HI Smitch and welcome. first let me compliment you on your clean time. 34 days clean is HUGE. It is not rare at all what your going through. The literature tells us so. You see, drugs has been an all consuming preoccupation for you for a long time. NOw that they are out of your life, there is this big empty void that longs to be filled. If you don't already, get a basic text and read about step 2. "coming to believe" is a way to begin to fill that void. It's pretty common to find people gaining weight, having alot of sex, exercising for hours on end etc, after becoming clean. These substitutes can be good, or not so good. Having healthy diversion is good but substituting one addiction for another is not healthy. talk to your sponsor about it. She can provide some important insights. Thanks for sharing and keep coming back.
Welcome SMITCH, I'm with Avid on this. When we put the drugs down we feel and emptiness inside that we feel we need to fill with whatever takes our fancy. We need to be careful at this time cause we are extremely vaunerable, wether we realize it or not. We are scared of going through this alone and we want some one to save us and make us all better, we can think," if I find a nice fella in the fellowship then I will be ok ". Hun this could not be further from the truth. When we first get clean we need to learn to love ourselves and build a relationship with a higher power. We all need to be patient when it comes to matters of the heart, the most important thing to keep in mind is that recovery must come first we are addicts and we need to be reminded that the most important thing is that we stay clean and keep ourselves safe and away from temptation.......
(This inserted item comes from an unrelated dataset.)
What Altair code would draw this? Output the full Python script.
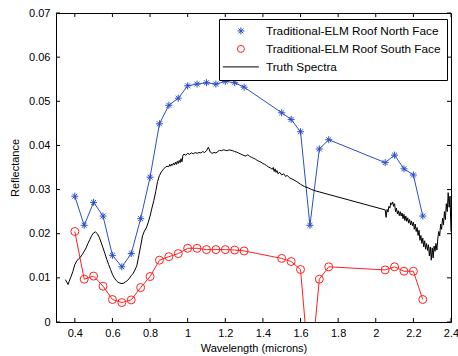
import altair as alt
import pandas as pd

# ---------------- data ----------------
north_wl = [0.40, 0.45, 0.50, 0.55, 0.60, 0.65, 0.70, 0.75, 0.80, 0.85, 0.90, 0.95,
            1.00, 1.05, 1.10, 1.15, 1.20, 1.25, 1.30, 1.50, 1.55, 1.60, 1.65, 1.70,
            1.75, 2.05, 2.10, 2.15, 2.20, 2.25]
north_val = [0.0285, 0.0219, 0.0271, 0.0240, 0.0151, 0.0125, 0.0155, 0.0234, 0.0328,
             0.0449, 0.0491, 0.0507, 0.0535, 0.0539, 0.0542, 0.0539, 0.0545, 0.0542,
             0.0532, 0.0474, 0.0459, 0.0431, 0.0219, 0.0392, 0.0413, 0.0361, 0.0378,
             0.0347, 0.0333, 0.0240]

south_wl = north_wl
south_val = [0.0205, 0.0097, 0.0104, 0.0081, 0.0051, 0.0044, 0.0050, 0.0078, 0.0103,
             0.0140, 0.0148, 0.0155, 0.0167, 0.0167, 0.0164, 0.0164, 0.0164, 0.0163,
             0.0161, 0.0144, 0.0137, 0.0119, -0.0130, 0.0097, 0.0125, 0.0118, 0.0125,
             0.0115, 0.0115, 0.0051]

truth_wl = [0.350, 0.358, 0.364, 0.370, 0.380, 0.390, 0.400, 0.410, 0.420, 0.430,
            0.440, 0.450, 0.460, 0.470, 0.480, 0.490, 0.500, 0.510, 0.520, 0.530,
            0.540, 0.550, 0.560, 0.570, 0.580, 0.590, 0.600, 0.610, 0.620, 0.630,
            0.640, 0.650, 0.660, 0.670, 0.680, 0.690, 0.700, 0.710, 0.720, 0.730,
            0.740, 0.750, 0.760, 0.770, 0.780, 0.790, 0.800, 0.810, 0.820, 0.830,
            0.840, 0.850, 0.860, 0.870, 0.880, 0.890, 0.900, 0.905, 0.910, 0.915,
            0.920, 0.925, 0.930, 0.935, 0.940, 0.945, 0.950, 0.955, 0.960, 0.965,
            0.970, 0.975, 0.980, 0.990, 1.000, 1.010, 1.020, 1.030, 1.040, 1.050,
            1.060, 1.070, 1.080, 1.090, 1.100, 1.110, 1.120, 1.130, 1.140, 1.150,
            1.160, 1.170, 1.180, 1.190, 1.200, 1.210, 1.220, 1.230, 1.240, 1.250,
            1.260, 1.270, 1.280, 1.290, 1.300, 1.310, 1.320, 1.330, 1.340, 1.350,
            1.360, 1.370, 1.380, 1.390, 1.400, 1.410, 1.420, 1.430, 1.440, 1.450,
            1.455, 1.460, 1.465, 1.470, 1.475, 1.480, 1.490, 1.500, 1.510, 1.520,
            1.530, 1.540, 1.550, 1.560, 1.580, 1.600, 1.620, 1.640, 1.660, 1.680,
            2.050, 2.055, 2.060, 2.065, 2.070, 2.075, 2.080, 2.085, 2.090, 2.095,
            2.100, 2.105, 2.110, 2.115, 2.120, 2.125, 2.130, 2.135, 2.140, 2.145,
            2.150, 2.155, 2.160, 2.165, 2.170, 2.175, 2.180, 2.185, 2.190, 2.195,
            2.200, 2.205, 2.210, 2.215, 2.220, 2.225, 2.230, 2.235, 2.240, 2.245,
            2.250, 2.255, 2.260, 2.265, 2.270, 2.275, 2.280, 2.285, 2.290, 2.295,
            2.300, 2.305, 2.310, 2.315, 2.320, 2.325, 2.330, 2.335, 2.340, 2.345,
            2.350, 2.355, 2.360, 2.365, 2.370, 2.375, 2.380, 2.385, 2.390, 2.395,
            2.400]
truth_val = [0.0096, 0.0090, 0.0085, 0.0092, 0.0103, 0.0115, 0.0130, 0.0138, 0.0143, 0.0147,
             0.0153, 0.0160, 0.0168, 0.0178, 0.0187, 0.0196, 0.0202, 0.0204, 0.0200, 0.0192,
             0.0180, 0.0168, 0.0155, 0.0142, 0.0130, 0.0119, 0.0108, 0.0100, 0.0094, 0.0090,
             0.0088, 0.0087, 0.0088, 0.0091, 0.0094, 0.0099, 0.0105, 0.0110, 0.0118, 0.0128,
             0.0150, 0.0172, 0.0195, 0.0206, 0.0213, 0.0225, 0.0240, 0.0258, 0.0275, 0.0295,
             0.0318, 0.0332, 0.0340, 0.0346, 0.0350, 0.0353, 0.0352, 0.0357, 0.0353, 0.0358,
             0.0355, 0.0360, 0.0356, 0.0362, 0.0357, 0.0364, 0.0359, 0.0366, 0.0361, 0.0370,
             0.0363, 0.0378, 0.0380, 0.0378, 0.0382, 0.0380, 0.0383, 0.0381, 0.0384, 0.0382,
             0.0384, 0.0383, 0.0386, 0.0384, 0.0388, 0.0396, 0.0385, 0.0382, 0.0384, 0.0383,
             0.0386, 0.0389, 0.0388, 0.0390, 0.0389, 0.0388, 0.0390, 0.0389, 0.0388, 0.0386,
             0.0385, 0.0383, 0.0381, 0.0379, 0.0377, 0.0376, 0.0379, 0.0375, 0.0373, 0.0371,
             0.0369, 0.0366, 0.0364, 0.0362, 0.0359, 0.0357, 0.0354, 0.0351, 0.0349, 0.0346,
             0.0350, 0.0341, 0.0347, 0.0339, 0.0343, 0.0336, 0.0339, 0.0333, 0.0336, 0.0330,
             0.0332, 0.0327, 0.0325, 0.0323, 0.0318, 0.0312, 0.0307, 0.0304, 0.0300, 0.0297,
             0.0254, 0.0237, 0.0255, 0.0249, 0.0262, 0.0258, 0.0270, 0.0266, 0.0272, 0.0262,
             0.0268, 0.0250, 0.0258, 0.0245, 0.0252, 0.0241, 0.0250, 0.0240, 0.0247, 0.0234,
             0.0244, 0.0230, 0.0240, 0.0228, 0.0236, 0.0224, 0.0232, 0.0220, 0.0229, 0.0218,
             0.0226, 0.0210, 0.0222, 0.0205, 0.0214, 0.0196, 0.0208, 0.0185, 0.0196, 0.0178,
             0.0190, 0.0170, 0.0184, 0.0165, 0.0178, 0.0162, 0.0175, 0.0150, 0.0170, 0.0140,
             0.0168, 0.0145, 0.0172, 0.0160, 0.0178, 0.0163, 0.0190, 0.0205, 0.0195, 0.0222,
             0.0210, 0.0235, 0.0220, 0.0250, 0.0232, 0.0268, 0.0250, 0.0293, 0.0260, 0.0285,
             0.0205]

series_names = ["Traditional-ELM Roof North Face", "Traditional-ELM Roof South Face", "Truth Spectra"]
series_colors = ["#2b4fc7", "#ff2020", "#000000"]

xticks = [0.4, 0.6, 0.8, 1.0, 1.2, 1.4, 1.6, 1.8, 2.0, 2.2, 2.4]
yticks = [0.0, 0.01, 0.02, 0.03, 0.04, 0.05, 0.06, 0.07]

# ---------------- tables ----------------
north = pd.DataFrame({"wl": north_wl, "val": north_val})
south = pd.DataFrame({"wl": south_wl, "val": south_val})
truth = pd.DataFrame({"wl": truth_wl, "val": truth_val})
legend_df = pd.DataFrame({"series": series_names,
                          "wl": [north_wl[0], south_wl[0], truth_wl[0]],
                          "val": [north_val[0], south_val[0], truth_val[0]]})
xt = pd.DataFrame({"wl": xticks})
yt = pd.DataFrame({"val": yticks})

W, H = 395, 309
FONT = "Liberation Sans"

xscale = alt.Scale(domain=[0.3, 2.4], nice=False, zero=False)
yscale = alt.Scale(domain=[0, 0.07], nice=False, zero=False)

xaxis = alt.Axis(values=xticks, title="Wavelength (microns)", format="~g")
yaxis = alt.Axis(values=yticks, title="Reflectance", format="~g")

ASTERISK = "M-1,0L1,0M0,-1L0,1M-0.7,-0.7L0.7,0.7M-0.7,0.7L0.7,-0.7"
LEG_LINE = "M-5.14,0L5.14,0"

def X():
    return alt.X("wl:Q", scale=xscale, axis=xaxis)

def Y():
    return alt.Y("val:Q", scale=yscale, axis=yaxis)

north_line = alt.Chart(north).mark_line(color=series_colors[0], strokeWidth=1, clip=True).encode(x=X(), y=Y())
north_pts = alt.Chart(north).mark_point(shape=ASTERISK, size=49, filled=False, color=series_colors[0],
                                         strokeWidth=1, opacity=1, clip=True).encode(x=X(), y=Y())
south_line = alt.Chart(south).mark_line(color=series_colors[1], strokeWidth=1, clip=True).encode(x=X(), y=Y())
south_pts = alt.Chart(south).mark_point(shape="circle", size=64, filled=False, color=series_colors[1],
                                         strokeWidth=1, opacity=1, clip=True).encode(x=X(), y=Y())
truth_line = alt.Chart(truth).mark_line(color="black", strokeWidth=1, clip=True).encode(x=X(), y=Y())

leg = alt.Legend(title=None, orient="none", legendX=163, legendY=6, direction="vertical",
                 strokeColor="black", fillColor="white", padding=6, cornerRadius=0,
                 rowPadding=5, symbolOffset=10, labelOffset=19.1, symbolSize=49,
                 symbolStrokeWidth=1, symbolOpacity=1, labelFont=FONT, labelFontSize=11.8,
                 labelColor="black", labelLimit=400)
legend_layer = alt.Chart(legend_df).mark_point(filled=False, opacity=0, size=49).encode(
    x=X(), y=Y(),
    color=alt.Color("series:N", scale=alt.Scale(domain=series_names, range=series_colors), legend=leg),
    shape=alt.Shape("series:N", scale=alt.Scale(domain=series_names, range=[ASTERISK, "circle", LEG_LINE]), legend=leg),
)

tick_len = 4
xt_bottom = alt.Chart(xt).mark_rule(color="black", strokeWidth=1).encode(
    x=X(), y=alt.value(H), y2=alt.value(H - tick_len))
xt_top = alt.Chart(xt).mark_rule(color="black", strokeWidth=1).encode(
    x=X(), y=alt.value(0), y2=alt.value(tick_len))
yt_left = alt.Chart(yt).mark_rule(color="black", strokeWidth=1).encode(
    y=Y(), x=alt.value(0), x2=alt.value(tick_len))
yt_right = alt.Chart(yt).mark_rule(color="black", strokeWidth=1).encode(
    y=Y(), x=alt.value(W), x2=alt.value(W - tick_len))

chart = alt.layer(
    north_line, north_pts, south_line, south_pts, truth_line,
    xt_bottom, xt_top, yt_left, yt_right, legend_layer
).properties(
    width=W, height=H,
    autosize=alt.AutoSizeParams(type="none"),
    padding={"left": 56, "top": 13, "right": 7, "bottom": 34},
    background="white",
).configure_view(
    stroke="black", strokeWidth=1
).configure_axis(
    ticks=False, domain=False, grid=False, labelFontSize=11, titleFontSize=11,
    labelFont=FONT, titleFont=FONT, labelColor="black", titleColor="black",
    titleFontWeight="normal", labelFlush=False
).configure_axisX(
    labelPadding=5, titlePadding=4
).configure_axisY(
    labelPadding=6, titlePadding=8
)

chart.save("out.html", embed_options={"renderer": "svg", "actions": False})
The bottom line for me is that if something makes me feel good, I want more of it. I must be careful of things that can give me a non-drug high, such as food, sex, relationships, exercise, gambling, shopping, etc. This doesn't mean I must totally abstain from food (impossible), exercise (unhealthy), or sex (difficult), but I must be mindful of my tendancy to overdo it. There is nothing wrong with sexual fantasies; it is acting on them that can get me into trouble. I got involved in a relationship at about four months clean. While it was not disastrous, there were some problems. Basically, I was obsessing on this person bway too much, and she pulled away. At eleven months clean (and having taken my first stab steps 1-12) I got in another relationship, which has been very successful: we've been happily married for 22 years and I have continued to stay clean.